A huge swathe of the gardens is occupied by the Biological Reserve, an area divided into tropical and subtropical humid forest. This is the best area of the park to view wildlife, including 250 species of birds, as well as howler monkeys, deer, puma and several types of reptiles, fish and insects.
Designated a UNESCO World Heritage site in 1982, the Río Plátano Biosphere Reserve protects one of the last areas of tropical rainforest in Central America — 1.3 million acres (525,000 hectares) in total. The mountainous landscape along the Río Plátano watershed is home to some 400 species of birds, 40 mammals and 120 reptiles and amphibians, a number of which are threatened or endangered.
Travelers hiking the reserve’s mountain trails or rafting along the Río Plátano or Río Seco might spot colorful harpy eagles, colorful macaws, howler monkeys, sloths and maybe even a puma or jaguar crouched in the undergrowth.
Besides its natural attractions, the biosphere reserve is also home to a population of about 2,000 indigenous Pech and Miskito residents who have largely preserved their traditional way of life.
This beautiful little neighborhood of boat houses on stilts lies on the southern end of the island, just east of French Harbour. A small restaurant, beautiful bay, and a lot of peace and quiet mark the area, where the main pastime is sit back, relax, and enjoy the leisurely pace of island life.
This small interactive Casa K’inich Museum (Museo Casa K’inich) is a worthwhile visit for families, though opening hours can be more of a guide than a reality. It contains musical instruments and clothing items, as well as lessons on how to count in the ancient language and play their ball game.
The non-profit museum provides insight into the advanced astronomy and math knowledge of the Mayan elite, as well as a look into how the regular people lived their lives. All 34 exhibits have explanations in English and are meant to be touched.
This building was originally a barracks, so if you climb the ladders into the turrets you’ll be rewarded with an expansive view over the town and the Río Copan Valley.
Ceramics, stone fragments, and other artifacts from the Mayan Ruins of Copan are on display at this small museum. While outdated when compared with the newer—and very impressive— Sculpture Museum, it’s still worth a stop. Highlights include the complete burial of a female shaman, which offers a fascinating glimpse into Maya death rites.

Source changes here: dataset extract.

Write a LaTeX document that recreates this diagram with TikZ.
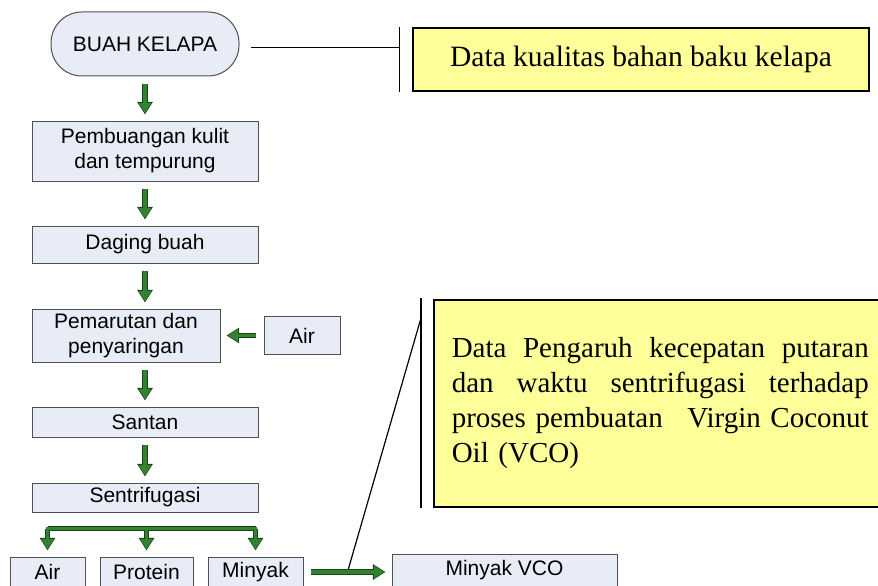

This fascinating archaeological site provides insight into how the ruling families lived in the heyday of the Maya people. It also explains how long periods of peace were not sustainable: the number of elites grew faster than the taxes and tribute to support their lifestyle. They ate well and lived long lives, while each of their many children grew up expecting the same.
In Las Sepulturas (“the tombs”) area of the archaeological park, archaeologists found over 500 skeletons, so this area served as both living quarters and graveyard, new homes built on ancestral tombs. Don’t expect elaborate mansions though: most living was done outdoors and meals were prepared in a communal kitchen. This is a spot where a good guide can bring sense to it all.
Many of the adornments from the area are housed in area museums, but some carvings and reliefs are still in place.